Поэтому чуть ли не две недели спустя после огромного пожара в Константинополе, истребившего здания нескольких министерств, во время которого неизвестными лицами было похищено множество документов из здания турецкого министерства иностранных дел, Мамон продал двум лицам в Лондоне шестьдесят два тома различных турецких секретных актов.
Очутившись в Париже, Мамон завязывал тесные связи исключительно с лицами, игравшими на бирже и дипломатами. Причем оказывал им разного рода услуги, требуя от них лишь того, чтобы они его постоянно держали в курсе внешней политики Франции. Многие дипломаты проявили в этом отношении удивительную сговорчивость, а Мамон, в свою очередь, какими-то неизвестными путями давал им хорошо оплачиваемые места в различных частных коммерческих и банковских предприятиях.
Возможно ли среди таких данных сомневаться, что он действовал не один и не от себя только?.. Где же еще искать доказательства универсализма в деятельности «всемирного кагала»? Мыслимо ли, наконец, и при этих условиях оскорблять еврейство подозрением, будто оно все таки не догадалось «помогать своему счастью»?!..
На допросе Мамон и Руэ дали, разумеется, судебному следователю совершенно противоречивые показания.
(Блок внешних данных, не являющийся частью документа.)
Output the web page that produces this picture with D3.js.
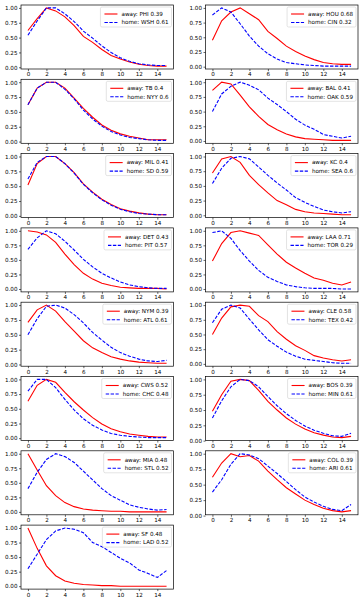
<!DOCTYPE html>
<html><head><meta charset="utf-8">
<script src="https://cdn.jsdelivr.net/npm/d3@7/dist/d3.min.js"></script>
<style>body{margin:0;background:#fff}svg{display:block;font-family:"DejaVu Sans",sans-serif}</style>
</head><body><svg id="c" width="363" height="600"></svg>
<script>
const xVals=[0,1,2,3,4,5,6,7,8,9,10,11,12,13,14,15];
const xTicks=[0,2,4,6,8,10,12,14];
const yTicks=[0,0.25,0.5,0.75,1];
const awayTeams=["PHI","HOU","TB","BAL","MIL","KC","DET","LAA","NYM","CLE","CWS","BOS","MIA","COL","SF"];
const homeTeams=["WSH","CIN","NYY","OAK","SD","SEA","PIT","TOR","ATL","TEX","CHC","MIN","STL","ARI","LAD"];
const awayProb=["0.39","0.68","0.4","0.41","0.41","0.4","0.43","0.71","0.39","0.58","0.52","0.39","0.48","0.39","0.48"];
const homeProb=["0.61","0.32","0.6","0.59","0.59","0.6","0.57","0.29","0.61","0.42","0.48","0.61","0.52","0.61","0.52"];
const awaySeries=[
[0.62,0.82,1.0,0.95,0.85,0.7,0.52,0.42,0.3,0.2,0.14,0.09,0.05,0.03,0.02,0.02],
[0.45,0.78,0.93,1.0,0.9,0.8,0.6,0.48,0.35,0.26,0.18,0.12,0.07,0.05,0.04,0.04],
[0.62,0.9,1.0,1.0,0.9,0.73,0.56,0.41,0.28,0.19,0.13,0.09,0.06,0.03,0.03,0.03],
[0.86,1.0,0.97,0.78,0.58,0.42,0.28,0.19,0.12,0.07,0.04,0.03,0.02,0.01,0.01,0.01],
[0.52,0.88,1.0,1.0,0.88,0.73,0.54,0.4,0.28,0.19,0.12,0.08,0.05,0.03,0.02,0.02],
[0.72,0.96,1.0,0.9,0.68,0.52,0.38,0.25,0.18,0.1,0.06,0.04,0.03,0.02,0.01,0.01],
[1.0,0.98,0.93,0.8,0.6,0.42,0.27,0.17,0.1,0.06,0.03,0.02,0.01,0.01,0.01,0.0],
[0.48,0.78,0.97,1.0,0.96,0.92,0.76,0.6,0.46,0.36,0.27,0.19,0.15,0.1,0.07,0.12],
[0.71,0.92,1.0,0.9,0.72,0.56,0.4,0.28,0.2,0.13,0.09,0.06,0.04,0.03,0.02,0.02],
[0.5,0.78,0.97,1.0,0.98,0.82,0.72,0.55,0.42,0.31,0.23,0.14,0.1,0.07,0.05,0.07],
[0.63,0.9,1.0,0.95,0.78,0.62,0.48,0.35,0.24,0.16,0.11,0.07,0.05,0.03,0.02,0.02],
[0.48,0.75,0.97,1.0,0.98,0.82,0.64,0.5,0.37,0.27,0.19,0.13,0.09,0.06,0.05,0.07],
[1.0,0.72,0.45,0.28,0.16,0.09,0.05,0.03,0.02,0.01,0.01,0.0,0.0,0.0,0.0,0.0],
[0.62,0.85,1.0,0.95,0.97,0.88,0.72,0.58,0.45,0.35,0.25,0.18,0.12,0.08,0.06,0.08],
[1.0,0.65,0.35,0.18,0.09,0.05,0.03,0.02,0.01,0.01,0.0,0.0,0.0,0.0,0.0,0.0]];
const homeSeries=[
[0.54,0.78,1.0,1.0,0.9,0.77,0.61,0.49,0.36,0.25,0.16,0.1,0.06,0.04,0.03,0.03],
[0.88,1.0,0.93,0.73,0.52,0.35,0.22,0.13,0.07,0.05,0.03,0.02,0.01,0.01,0.01,0.01],
[0.62,0.9,1.0,1.0,0.88,0.72,0.53,0.38,0.26,0.17,0.11,0.07,0.05,0.03,0.02,0.02],
[0.5,0.8,0.93,1.0,0.95,0.87,0.73,0.62,0.5,0.37,0.27,0.2,0.11,0.08,0.05,0.08],
[0.62,0.9,1.0,1.0,0.88,0.72,0.53,0.39,0.27,0.18,0.11,0.07,0.04,0.03,0.02,0.02],
[0.54,0.8,0.97,1.0,0.96,0.82,0.68,0.55,0.43,0.3,0.22,0.15,0.09,0.06,0.04,0.06],
[0.68,0.88,1.0,0.95,0.82,0.67,0.51,0.38,0.27,0.19,0.12,0.07,0.04,0.02,0.01,0.01],
[0.97,1.0,0.87,0.66,0.48,0.32,0.2,0.13,0.07,0.04,0.02,0.01,0.01,0.01,0.0,0.0],
[0.5,0.77,0.98,1.0,0.95,0.84,0.7,0.54,0.41,0.29,0.2,0.14,0.09,0.06,0.05,0.07],
[0.7,0.93,1.0,0.95,0.76,0.58,0.41,0.3,0.2,0.13,0.08,0.06,0.04,0.02,0.01,0.01],
[0.8,1.0,1.0,0.86,0.66,0.48,0.33,0.22,0.14,0.08,0.05,0.03,0.02,0.01,0.01,0.01],
[0.37,0.65,0.88,1.0,0.98,0.88,0.72,0.57,0.44,0.33,0.24,0.17,0.12,0.08,0.07,0.12],
[0.4,0.68,0.9,1.0,0.95,0.85,0.7,0.55,0.4,0.28,0.2,0.12,0.08,0.05,0.03,0.04],
[0.38,0.58,0.83,1.0,0.98,0.92,0.8,0.68,0.55,0.42,0.3,0.22,0.15,0.1,0.08,0.18],
[0.3,0.55,0.8,0.95,1.0,0.98,0.92,0.75,0.68,0.58,0.48,0.4,0.28,0.22,0.15,0.27]];

const svg=d3.select("#c");
const colX=[21,205.5], W=152.5, H=64, top0=5, pitch=74.3;
const FS=5.6;
awayTeams.forEach((at,i)=>{
  const col=i%2, row=Math.floor(i/2);
  const x0=colX[col], y0=top0+row*pitch;
  const g=svg.append("g").attr("transform",`translate(${x0},${y0})`);
  const all=awaySeries[i].concat(homeSeries[i]);
  const mn=d3.min(all), mx=d3.max(all), r=mx-mn;
  const x=d3.scaleLinear().domain([-0.75,15.75]).range([0,W]);
  const y=d3.scaleLinear().domain([mn-0.05*r,mx+0.05*r]).range([H,0]);
  const line=d3.line().x((d,j)=>x(xVals[j])).y(d=>y(d));
  g.append("path").datum(awaySeries[i]).attr("d",line).attr("fill","none").attr("stroke","#ff0000").attr("stroke-width",1.1);
  g.append("path").datum(homeSeries[i]).attr("d",line).attr("fill","none").attr("stroke","#0000ff").attr("stroke-width",1.1).attr("stroke-dasharray","3.4,1.5");
  const xa=g.append("g").attr("transform",`translate(0,${H})`).call(d3.axisBottom(x).tickValues(xTicks).tickSize(2).tickPadding(1.5).tickFormat(d3.format("d")));
  const ya=g.append("g").call(d3.axisLeft(y).tickValues(yTicks).tickSize(2).tickPadding(1.5).tickFormat(d3.format(".2f")));
  [xa,ya].forEach(a=>{a.select(".domain").remove();a.selectAll("text").attr("font-size",FS).attr("font-family","DejaVu Sans").attr("fill","#000");a.selectAll("line").attr("stroke","#000").attr("stroke-width",0.6);});
  g.append("rect").attr("width",W).attr("height",H).attr("fill","none").attr("stroke","#000").attr("stroke-width",0.7);
  const lg=g.append("g");
  const labels=[`away: ${at} ${awayProb[i]}`,`home: ${homeTeams[i]} ${homeProb[i]}`];
  const box=lg.append("rect").attr("rx",1.5).attr("fill","#fff").attr("fill-opacity",0.8).attr("stroke","#d0d0d0").attr("stroke-width",0.6);
  const texts=labels.map((t,k)=>lg.append("text").attr("x",21).attr("y",8.9+k*8.5).attr("font-size",FS).text(t));
  const tw=d3.max(texts,t=>t.node().getComputedTextLength());
  const bw=21+tw+3, bh=20;
  box.attr("width",bw).attr("height",bh);
  lg.append("line").attr("x1",4).attr("x2",17).attr("y1",7).attr("y2",7).attr("stroke","#ff0000").attr("stroke-width",1.1);
  lg.append("line").attr("x1",4).attr("x2",17).attr("y1",15.5).attr("y2",15.5).attr("stroke","#0000ff").attr("stroke-width",1.1).attr("stroke-dasharray","3.4,1.5");
  lg.attr("transform",`translate(${W-2-bw},2)`);
});
</script></body></html>
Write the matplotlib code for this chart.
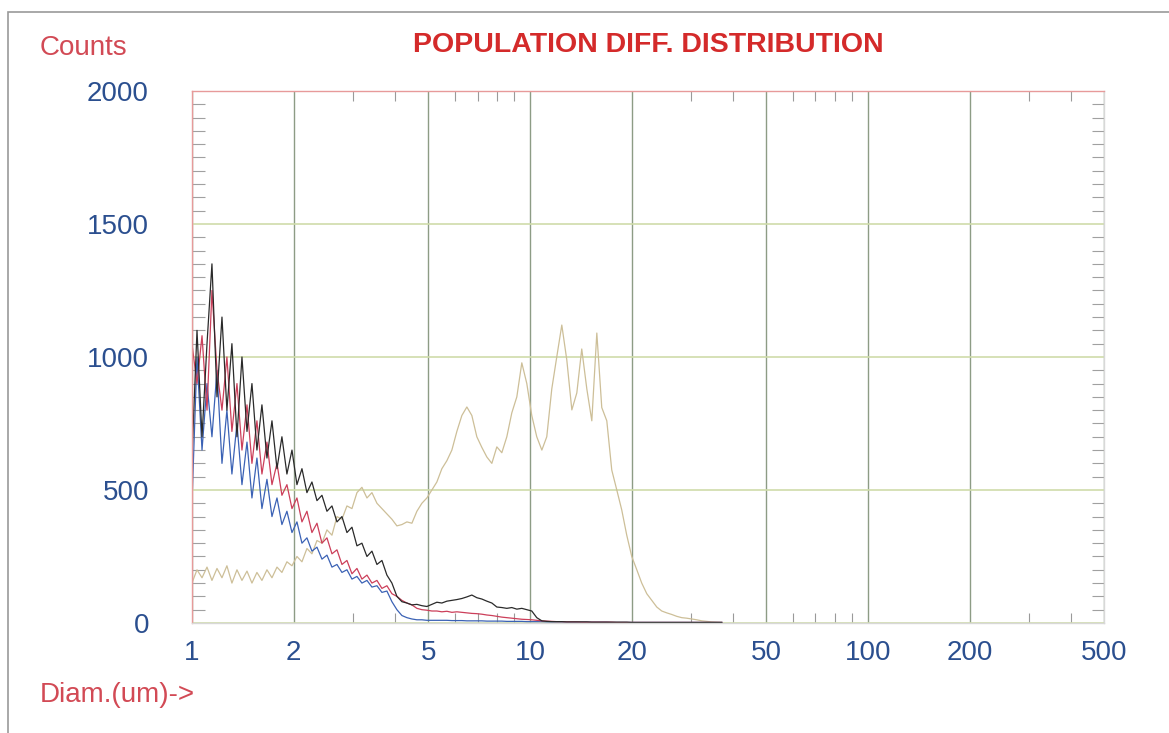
import numpy as np
import matplotlib.pyplot as plt
from matplotlib.ticker import FixedLocator, MultipleLocator, NullFormatter
from matplotlib.patches import Rectangle

plt.rcParams['font.family'] = ['Liberation Sans', 'DejaVu Sans']

# channel diameters (um), shared by all four runs
diam = [1.000, 1.035, 1.071, 1.108, 1.146, 1.186, 1.227, 1.269, 1.313, 1.359,
        1.406, 1.455, 1.505, 1.557, 1.611, 1.667, 1.725, 1.785, 1.846, 1.910,
        1.977, 2.045, 2.116, 2.189, 2.265, 2.344, 2.425, 2.509, 2.596, 2.686,
        2.779, 2.875, 2.975, 3.078, 3.184, 3.295, 3.409, 3.527, 3.649, 3.775,
        3.906, 4.041, 4.181, 4.326, 4.476, 4.631, 4.791, 4.957, 5.129, 5.306,
        5.490, 5.680, 5.877, 6.080, 6.291, 6.509, 6.734, 6.967, 7.209, 7.458,
        7.717, 7.984, 8.260, 8.546, 8.842, 9.149, 9.465, 9.793, 10.13, 10.48,
        10.85, 11.22, 11.61, 12.01, 12.43, 12.86, 13.31, 13.77, 14.24, 14.74,
        15.25, 15.78, 16.32, 16.89, 17.47, 18.08, 18.70, 19.35, 20.02, 20.72,
        21.43, 22.18, 22.95, 23.74, 24.56, 25.41, 26.29, 27.20, 28.15, 29.12,
        30.13, 31.17, 32.25, 33.37, 34.53, 35.72, 36.96]

black = [620, 1100, 700, 1050, 1350, 850, 1150, 800, 1050, 700,
         1000, 720, 900, 650, 820, 620, 760, 580, 700, 560,
         650, 520, 580, 490, 530, 460, 480, 420, 440, 380,
         400, 340, 360, 290, 300, 250, 270, 220, 235, 180,
         150, 100, 80, 75, 68, 70, 65, 62, 70, 78,
         75, 82, 85, 88, 92, 98, 105, 95, 90, 82,
         75, 60, 58, 55, 58, 52, 55, 50, 45, 20,
         8, 6, 5, 5, 5, 4, 4, 4, 4, 4,
         3, 3, 3, 3, 3, 3, 3, 3, 2, 2,
         2, 2, 2, 2, 2, 2, 2, 2, 2, 2,
         2, 2, 2, 2, 2, 2, 2]

red = [1050, 900, 1080, 800, 1250, 950, 800, 1000, 720, 900,
       650, 820, 600, 760, 560, 680, 520, 600, 480, 520,
       430, 470, 380, 420, 340, 375, 300, 320, 260, 275,
       220, 235, 185, 205, 165, 180, 150, 160, 130, 140,
       110, 100, 85, 75, 68, 55, 50, 48, 45, 45,
       42, 44, 40, 42, 40, 38, 36, 35, 33, 30,
       28, 25, 22, 20, 18, 16, 14, 13, 12, 10,
       8, 7, 6, 5, 5, 4, 4, 4, 3, 3,
       3, 3, 3, 3, 3, 2, 2, 2, 2, 2,
       2, 2, 2, 2, 2, 2, 2, 2, 2, 2,
       2, 2, 2, 2, 2, 2, 2]

blue = [450, 1000, 650, 900, 700, 950, 600, 800, 560, 750,
        520, 680, 470, 620, 430, 540, 400, 470, 370, 420,
        340, 380, 300, 320, 270, 285, 240, 255, 210, 220,
        190, 200, 165, 175, 150, 160, 135, 140, 115, 120,
        80, 50, 28, 20, 15, 12, 12, 10, 10, 10,
        10, 10, 9, 9, 9, 8, 8, 8, 8, 7,
        7, 7, 7, 6, 6, 6, 6, 5, 5, 5,
        5, 4, 4, 4, 4, 3, 3, 3, 3, 3,
        3, 3, 3, 3, 2, 2, 2, 2, 2, 2,
        2, 2, 2, 2, 2, 2, 2, 2, 2, 2,
        2, 2, 2, 2, 2, 2, 2]

tan = [150, 200, 170, 210, 160, 205, 170, 215, 150, 200,
       160, 195, 150, 190, 160, 200, 170, 210, 190, 230,
       215, 250, 230, 280, 260, 310, 300, 350, 330, 400,
       390, 440, 430, 490, 510, 470, 490, 450, 430, 410,
       390, 365, 370, 380, 375, 420, 450, 470, 500, 530,
       580, 610, 650, 720, 780, 812, 780, 700, 660, 624,
       600, 662, 640, 700, 790, 850, 978, 900, 780, 700,
       650, 700, 880, 1000, 1120, 989, 801, 865, 1030, 880,
       760, 1090, 810, 760, 575, 500, 425, 330, 250, 200,
       150, 110, 85, 60, 45, 38, 32, 25, 20, 18,
       15, 12, 8, 6, 4, 3, 2]

x_major = [1, 2, 5, 10, 20, 50, 100, 200, 500]
x_minor = [3, 4, 6, 7, 8, 9, 30, 40, 60, 70, 80, 90, 300, 400]

fig = plt.figure(figsize=(11.69, 7.33), dpi=100)
fig.patches.append(Rectangle((8 / 1169, -0.05), 1.2, 1.05 - 12 / 733,
                             transform=fig.transFigure, fill=False,
                             edgecolor='#9a9a9a', linewidth=1.2))

ax = fig.add_axes([0.1642, 0.1501, 0.7802, 0.7258])
ax.set_xscale('log')

ax.plot(diam, tan, color='#cdbf98', lw=0.9)
ax.plot(diam, blue, color='#3b62b5', lw=0.9)
ax.plot(diam, red, color='#cc3f5a', lw=0.9)
ax.plot(diam, black, color='#2a2a2a', lw=0.9)

ax.set_xlim(1, 500)
ax.set_ylim(0, 2000)

ax.xaxis.set_major_locator(FixedLocator(x_major))
ax.xaxis.set_minor_locator(FixedLocator(x_minor))
ax.xaxis.set_minor_formatter(NullFormatter())
ax.set_xticklabels([str(v) for v in x_major])
ax.yaxis.set_major_locator(MultipleLocator(500))
ax.yaxis.set_minor_locator(MultipleLocator(50))

ax.grid(True, axis='x', which='major', color='#8d9c85', lw=1.0)
ax.grid(True, axis='y', which='major', color='#cfdcaa', lw=1.2)

ax.tick_params(axis='x', which='major', length=0, pad=12, labelsize=20, labelcolor='#2b4f8f')
ax.tick_params(axis='x', which='minor', direction='in', length=7, top=True, bottom=True,
               color='#9a9a9a', width=0.8)
ax.tick_params(axis='y', which='major', length=0, pad=31, labelsize=20, labelcolor='#2b4f8f')
ax.tick_params(axis='y', which='minor', direction='in', length=9, left=True, right=True,
               color='#a0a0a0', width=0.8)

for side in ['top', 'left']:
    ax.spines[side].set_color('#e79a9a')
for side in ['bottom', 'right']:
    ax.spines[side].set_color('#d8d8d8')
for s in ax.spines.values():
    s.set_linewidth(1.0)

fig.text(40 / 1169, 1 - 48 / 733, 'Counts', color='#d24a55', fontsize=20, va='center', ha='left')
fig.text(648 / 1169, 1 - 45 / 733, 'POPULATION DIFF. DISTRIBUTION', color='#d42a2a',
         fontsize=20.5, fontweight='bold', va='center', ha='center')
fig.text(40 / 1169, 1 - 695 / 733, 'Diam.(um)->', color='#d24a55', fontsize=20, va='center', ha='left')

fig.savefig('out.png', dpi=100)
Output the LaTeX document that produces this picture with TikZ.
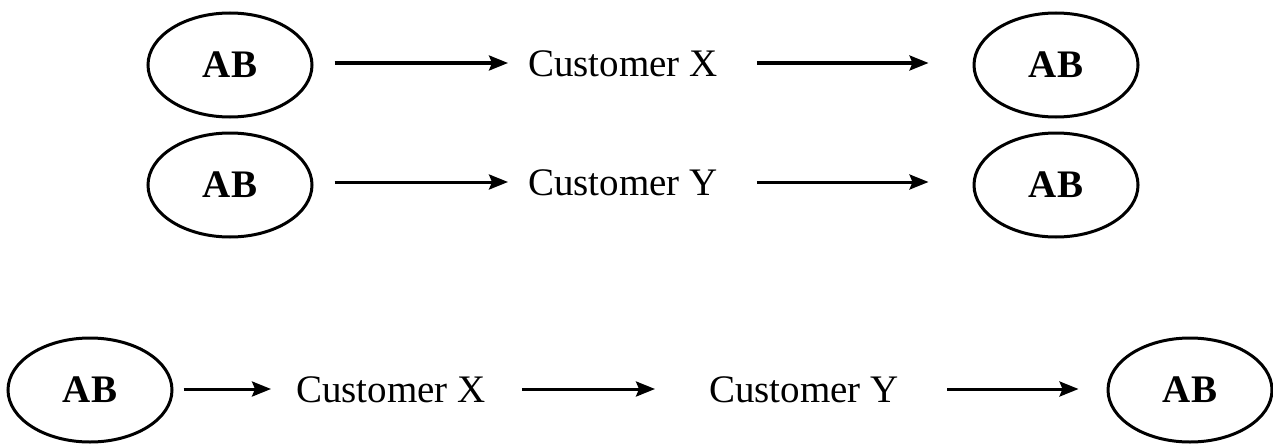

Чиновник вице-консульской части Руэ утверждает, что он позволил Мамону снять копии лишь с четырех доверительных документов, относившихся к англо-французским секретным дипломатическим переговорам о железнодорожной концессии Хомс-Багдад. Кроме того, Руэ показал, что, очевидно, у Маймуна были и есть среди французской дипломатии другие сообщники.
Показания Мамона прямо противоположны, не имея возможности отречься и от Руэ, но и желая покарать его за «посрамление имени», т. е. за то, что попался, Мамон, с другой стороны, желает остаться верным иудейскому дару молчания, обеспечивающему самые невероятные проделки кагала и всегда необходимому в будущем, а потому не выдает сам никого более. Согласно с этим Мамон настаивает на том, что помимо Руэ у него нет ровно никаких сообщников, и что Руэ передал ему свыше ста документов, а в том числе пресловутую русскую ноту по персидским делам, содержание которой сто интересовало, ибо затрагивало вопрос о железнодорожном строительстве в Малой Азии.